Well here I am... in the dorm... & then Clarissa's roommate Treena is here knocked out on Stephie's bed & yes I don't know what to do! hehehe... I don't even think it'll make much of a difference if I make noise or anything because when Steph & Clarissa were in here, Stephie took a picture of Treena sleeping so yeah... if a flash doesn't wake you up, then you're out cold...

A few hours ago, before my parents dropped me off here, we went to Isobune Sushi Bar... it was great... sushi boats... just sushi boats... mm... & then I found boba too which is like bonus bc I haven't found boba in SF bc I can't MUNI my way around the city as freely as I wish... I think as soon as I make the first trip by myself then I'll overcome the fear...

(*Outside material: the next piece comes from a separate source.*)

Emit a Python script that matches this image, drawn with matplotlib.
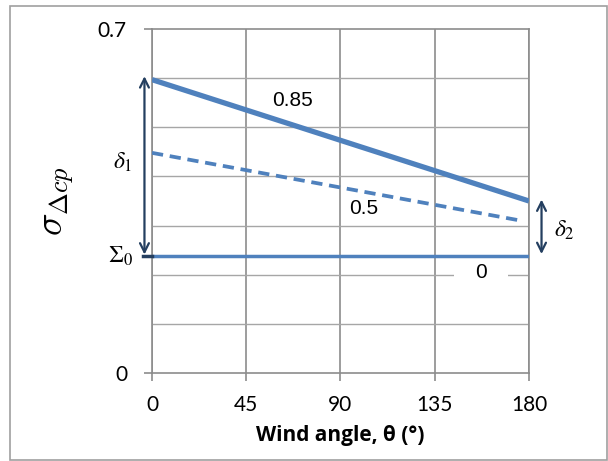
import matplotlib
matplotlib.use("Agg")
import matplotlib.pyplot as plt
from matplotlib.patches import Rectangle

plt.rcParams['mathtext.fontset'] = 'stix'

# Data
angles = [0, 180]
line_085 = [0.597, 0.350]
line_05 = [0.448, 0.307]
line_0 = [0.239, 0.239]
sigma0 = 0.239
x_ticks = [0, 45, 90, 135, 180]

blue = '#4F81BD'
navy = '#243F60'
grid_c = '#A6A6A6'

fig = plt.figure(figsize=(6.08, 4.61), dpi=100)
ax = fig.add_axes([0.25, 0.191, 0.62, 0.746])

# outer border
fig.patches.append(Rectangle((10 / 608, 1 - 460 / 461), 597 / 608, 454 / 461,
                             transform=fig.transFigure, fill=False,
                             edgecolor='#A0A0A0', linewidth=1.2))

ax.plot(angles, line_085, color=blue, lw=3.8, solid_capstyle='butt', zorder=3)
ax.plot([0, 177], [line_05[0], line_05[0] + (line_05[1] - line_05[0]) * 177 / 180],
        color=blue, lw=2.7, dashes=(3, 1.8), zorder=3)
ax.plot(angles, line_0, color=blue, lw=2.5, solid_capstyle='butt', zorder=3)

ax.set_xlim(0, 180)
ax.set_ylim(0, 0.7)
ax.set_xticks(x_ticks)
ax.set_xticklabels([str(t) for t in x_ticks], fontsize=15, family='Lato')
ax.set_yticks([0, 0.7])
ax.set_yticklabels(['0', '0.7'], fontsize=15, family='Lato')
ax.set_yticks([i / 10 for i in range(8)], minor=True)
ax.tick_params(axis='y', which='minor', length=0)
ax.tick_params(axis='y', which='major', length=6, color='#8C8C8C', width=1.2, pad=12)
ax.tick_params(axis='x', which='major', length=6, color='#8C8C8C', width=1.2, pad=10)
ax.grid(True, which='major', axis='x', color='#8C8C8C', lw=1.2)
ax.grid(True, which='minor', axis='y', color=grid_c, lw=1.0)
for s in ax.spines.values():
    s.set_color('#8C8C8C')
    s.set_linewidth(1.2)
ax.set_axisbelow(True)

ax.set_xlabel('Wind angle, θ (°)', fontsize=15, fontweight='bold', family='Open Sans',
              labelpad=7)
ax.set_ylabel(r'$\sigma_{\Delta cp}$', fontsize=27, labelpad=16, math_fontfamily='cm')

# sigma0 marker on y axis
ax.plot([-4.5, 0], [sigma0, sigma0], color=navy, lw=2.5, clip_on=False, zorder=4)
ax.text(-9, sigma0, r'$\Sigma_0$', fontsize=17, ha='right', va='center')

# delta arrows
ax.annotate('', xy=(-3.6, sigma0 + 0.002), xytext=(-3.6, 0.604),
            arrowprops=dict(arrowstyle='<->', color=navy, lw=1.6,
                            mutation_scale=16, shrinkA=0, shrinkB=0),
            annotation_clip=False)
ax.text(-14, 0.43, r'$\delta_1$', fontsize=17, ha='center', va='center')
ax.annotate('', xy=(6.0 + 180, 0.242), xytext=(6.0 + 180, 0.353),
            arrowprops=dict(arrowstyle='<->', color=navy, lw=1.6,
                            mutation_scale=16, shrinkA=0, shrinkB=0),
            annotation_clip=False)
ax.text(197, 0.29, r'$\delta_2$', fontsize=17, ha='center', va='center')

# series labels
ax.text(67, 0.555, '0.85', fontsize=15, family='Liberation Sans', ha='center', va='center')
ax.text(101, 0.335, '0.5', fontsize=15, family='Liberation Sans', ha='center', va='center')
ax.text(157, 0.205, '0', fontsize=15, family='Liberation Sans', ha='center', va='center',
        bbox=dict(facecolor='white', edgecolor='none', pad=1, boxstyle='square'),
        zorder=2.5)

fig.savefig('out.png', dpi=100)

I'm hella hungry for whatever food even tho I ate and I'm just eating probably bc I'm bored and thinking of food... it's a terrible habit that I forget I had... I can't remember if it was like this when I was back in Vallejo... maybe I was... hopefully that means I won't gain any extra weight. Working out has been funn tho. It keeps me preoccupied and makes me think that I'm doing something productive with my time.

Kay Treena just woke up & left... hopefully she wasn't too confused... hehe...

After having a funn long talk with Guna, I went to the lounge downstairs to kill time and then I ended up watching Alias with Suzanne... it was interesting... I think I might have to add it to the must see television, along with both CSI's & Gilmore Girls... dammit...

Happy Birthday AileenF!! Technically in two minutes from the time I'm typing this but yeah...

I SO feel out of the loop bc no one's updating anymore. See how we're all run by weblogs now? Maybe it's just me. yeah it's probably just me.

Work was sorta funn this weekend cause all I did was crack jokes with Desiree. The boyfriend visited me @ work on Saturday and distracted me so I feel hella guilty now about the way I treated some customers... =/

Man I don't want to go to ballroom tomorrow... it's hella boring... we just do the same steps again and again. It's not enlightening me the way I wished it would.

There's nothing on TV right now. Poo. Okay bye.